The two anglers spent the competition with two rods on the deck of their boat. They alternated between a green pumpkin tube and a 5/16-ounce green pumpkin finesse jig, both fished on a 7-foot heavy action Falcon Cara rod. Hollowell and Dickenson did manage one on a spinnerbait in the morning of Day One, but otherwise all their fish came on those two baits.

Like the team from LSU Shreveport, North Texas had some boat issues that nearly kept them from competing. Fortunately, they got in touch with H&W Marine and got fixed up in time for practice.

"We bought the part and one of the guys there stepped out and spent 10 to 20 minutes of his time fixing it," Dickenson said. "Then the bilge went out in practice and I knew I needed to get that fixed because the rain was about to come down and we would have been in big trouble without it. We did have a Solo cup in back so in case of an emergency we could have went with the old dump and pour."
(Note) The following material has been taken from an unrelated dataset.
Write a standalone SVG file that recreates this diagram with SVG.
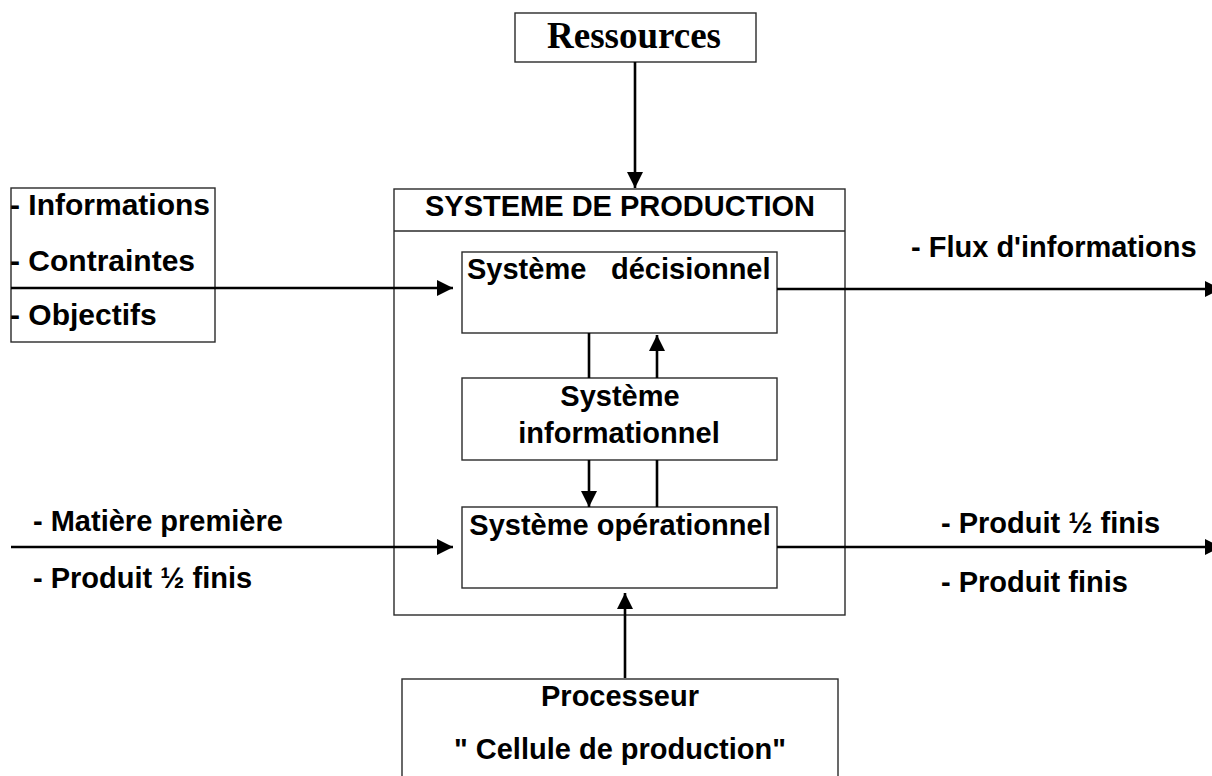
<svg xmlns="http://www.w3.org/2000/svg" width="1212" height="776" viewBox="0 0 1212 776">
  <style>
    .box { fill: #ffffff; stroke: #2a2a2a; stroke-width: 1.4; }
    .flow { stroke: #000000; stroke-width: 2.6; fill: none; }
    .lbl { font-family: "Liberation Sans", Arial, sans-serif; font-weight: bold; font-size: 29px; fill: #000000; }
    .lbl30 { font-size: 30px; }
    .serif { font-family: "Liberation Serif", "Times New Roman", serif; font-weight: bold; font-size: 37px; fill: #000000; }
    .mid { text-anchor: middle; }
  </style>
  <defs>
    <marker id="arrow" markerUnits="userSpaceOnUse" markerWidth="17" markerHeight="17" refX="16" refY="8" orient="auto">
      <path d="M0,0 L16,8 L0,16 Z" fill="#000000"/>
    </marker>
  </defs>

  <rect width="1212" height="776" fill="#ffffff"/>

  <!-- Resources feeding the system from above -->
  <g id="ressources">
    <rect class="box" x="515" y="13" width="241" height="49"/>
    <text class="serif mid" x="634" y="48">Ressources</text>
  </g>

  <!-- Enclosing production system -->
  <g id="systeme-production">
    <rect class="box" x="394" y="189" width="451" height="426" fill="none"/>
    <line x1="394" y1="231" x2="845" y2="231" stroke="#2a2a2a" stroke-width="1.4"/>
    <text class="lbl mid" x="620" y="216">SYSTEME DE PRODUCTION</text>
  </g>

  <!-- Inputs on the left -->
  <g id="entrees-info">
    <rect class="box" x="11" y="188" width="204" height="154"/>
    <text class="lbl lbl30" x="10" y="215">- Informations</text>
    <text class="lbl lbl30" x="10" y="271">- Contraintes</text>
    <text class="lbl lbl30" x="10" y="325">- Objectifs</text>
  </g>

  <g id="entrees-matiere">
    <text class="lbl" x="33" y="531">- Matière première</text>
    <text class="lbl" x="33" y="588">- Produit ½ finis</text>
  </g>

  <!-- Sub-systems -->
  <g id="systeme-decisionnel">
    <rect class="box" x="462" y="252" width="315" height="81"/>
    <text class="lbl" x="467" y="279">Système</text>
    <text class="lbl" x="611" y="279">décisionnel</text>
  </g>

  <g id="systeme-informationnel">
    <rect class="box" x="462" y="378" width="315" height="82"/>
    <text class="lbl mid" x="620" y="406">Système</text>
    <text class="lbl mid" x="619" y="443">informationnel</text>
  </g>

  <g id="systeme-operationnel">
    <rect class="box" x="462" y="507" width="315" height="81"/>
    <text class="lbl mid" x="620" y="535">Système opérationnel</text>
  </g>

  <!-- Outputs on the right -->
  <g id="sorties-info">
    <text class="lbl" x="911" y="257">- Flux d'informations</text>
  </g>

  <g id="sorties-produits">
    <text class="lbl" x="941" y="533">- Produit ½ finis</text>
    <text class="lbl" x="941" y="592">- Produit finis</text>
  </g>

  <!-- Processor below -->
  <g id="processeur">
    <rect class="box" x="402" y="679" width="436" height="110"/>
    <text class="lbl mid" x="620" y="706">Processeur</text>
    <text class="lbl mid" x="620" y="759">" Cellule de production"</text>
  </g>

  <!-- Connectors -->
  <g id="connecteurs">
    <line class="flow" x1="635" y1="62" x2="635" y2="188" marker-end="url(#arrow)"/>
    <line class="flow" x1="11" y1="288" x2="453" y2="288" marker-end="url(#arrow)"/>
    <line class="flow" x1="11" y1="547" x2="453" y2="547" marker-end="url(#arrow)"/>
    <line class="flow" x1="777" y1="289" x2="1221" y2="289" marker-end="url(#arrow)"/>
    <line class="flow" x1="777" y1="547" x2="1221" y2="547" marker-end="url(#arrow)"/>
    <line class="flow" x1="589" y1="333" x2="589" y2="378"/>
    <line class="flow" x1="657" y1="378" x2="657" y2="335" marker-end="url(#arrow)"/>
    <line class="flow" x1="589" y1="460" x2="589" y2="507" marker-end="url(#arrow)"/>
    <line class="flow" x1="657" y1="507" x2="657" y2="460"/>
    <line class="flow" x1="625" y1="678" x2="625" y2="593" marker-end="url(#arrow)"/>
  </g>
</svg>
Considering their troubles and this being their first visit to Lake Palestine, finishing in second turned out to be a great way to end the event.

"Literally we had never seen the lake before," Dickenson said. "I had never been to Palestine because Cedar Creek, Athens and Purtis are all 30 miles closer and those lakes are awesome. I think we're going to start now."

Hollowell quickly qualified that statement saying, "Unless it's windy — this lake gets going like Lake Erie."

The 34 teams competing in the West Super Regional brought 435.01 pounds of bass to the scales at Academy Sports + Outdoors and 99 percent of the fish were released alive back into the waters of Lake Palestine. The next College Bass tournament is the 2009 Under Armour College Bass National Championship to be held July 9-12 in Little Rock, Ark.